Para ampliar a discussão, Paloma convidou os estudantes a pensar sobre uma questão importante e presente no local: o trabalho infantil. É comum ver crianças ajudando nas barracas ou "fazendo carrego", expressão que significa vender produtos no carrinho de mão. Para abordar o assunto, ela apresentou a Constituição Brasileira e o Estatuto da Criança e do Adolescente (ECA). "É delicado tratar disso, pois é algo tão próximo dos alunos que eles podem considerar normal. É importante apresentar esses acordos sociais, em forma de lei", diz Sueli Furlan, doutora em Geografia Física pela Universidade de São Paulo (USP) e selecionadora da área do Prêmio Educador Nota 10. O trabalho infantil em feiras, assim como em pequenos sítios familiares, foi ponto de destaque porque as crianças não são empregadas nem remuneradas. Elas auxiliam os pais. Porém, ainda podem ser prejudicadas. "A maioria dos feirantes começou na função quando tinha minha idade e acabou não estudando", conta Caroline de Oliveira, 13 anos. Também foi alvo das conversas o trabalho informal: a Consolidação de Leis Trabalhistas (CLT) não regulamenta esses profissionais, já que eles atuam em um comércio informal. Ademais, muitos não têm carteira assinada. "O que isso muda para eles?", perguntou a professora. "Eles ficam sem os direitos", responderam vagamente os alunos, sem saber exatamente o que estavam falando. Ela, então, conversou sobre aspectos garantidos por lei, como licença-maternidade, 13º salário e seguro desemprego.
Por fim, a turma estudou os setores da economia e a relação da cidade e do campo, ligados pela feira. Entenderam que ela faz a produção da zona rural ser vendida na área urbana.
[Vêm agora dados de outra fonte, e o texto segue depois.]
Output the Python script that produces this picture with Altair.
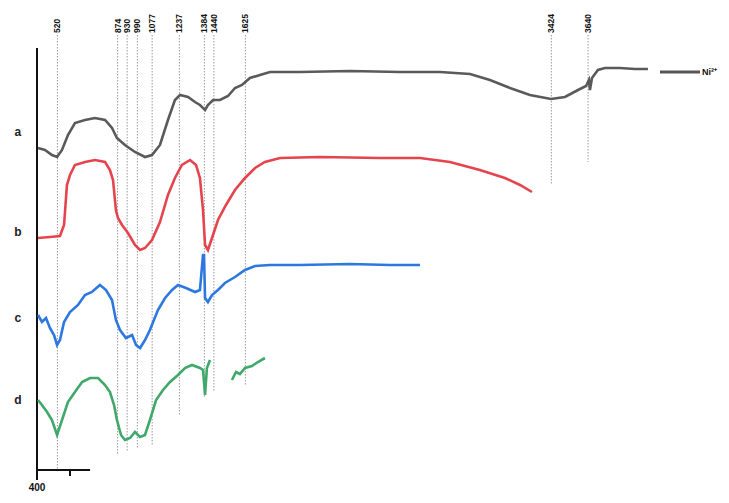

Fotografar e entrevistar para aprender
Depois de muitas aulas teóricas, chegou a hora de a turma visitar a feira. "Na Geografia, o trabalho de campo é método. Por meio dele podemos mergulhar na situação, entender suas especificidades e problematizá-las", diz Sueli. A expectativa era grande. Alguns nunca tinham ido até lá, mas a aluna Larissa Ramos, 14 anos, ajuda a mãe, que é feirante, com a venda de macaxeira, desde os 6 anos. Antes da visita, os alunos fizeram um questionário de entrevista voltado aos feirantes e outro para conversar com os compradores. "É essencial orientar sobre como se portar e se apresentar, o que observar, de que forma anotar e tratar as informações depois", diz Valéria de Marcos, professora de Geografia Agrária da USP.
No domingo marcado, os alunos estavam na rua às 8 horas da manhã. Alguns entrevistaram os fregueses, outros os feirantes. Um terceiro grupo foi designado para fotografar, usando as câmeras dos próprios celulares, cenas que mostrassem o processo de limpeza da rua, as manifestações culturais ocorridas ali e o trabalho infantil.
De volta à escola, as equipes compartilharam impressões e o que tinham descoberto com as entrevistas. Depois, os estudantes fizeram desenhos que representavam o que haviam visto na Feira Livre do Bugio. "Esse tipo de atividade é uma oportunidade para estudar cartografia. O professor pode trabalhar com a padronização e sugerir que sejam criados símbolos e legendas", explica Valéria. Eles também elaboraram uma encenação sobre a feira e relatórios com os dados coletados, como a faixa salarial dos trabalhadores.
Além de tantas aprendizagens, a garotada passou a compreender o papel que cada um pode exercer no entorno. "Quando entendemos o que acontece a nossa volta e mostramos para as outras pessoas, podemos ajudar a melhorar a situação das coisas. Há muito o que mudar na feira, como a limpeza da rua", diz a estudante Larissa.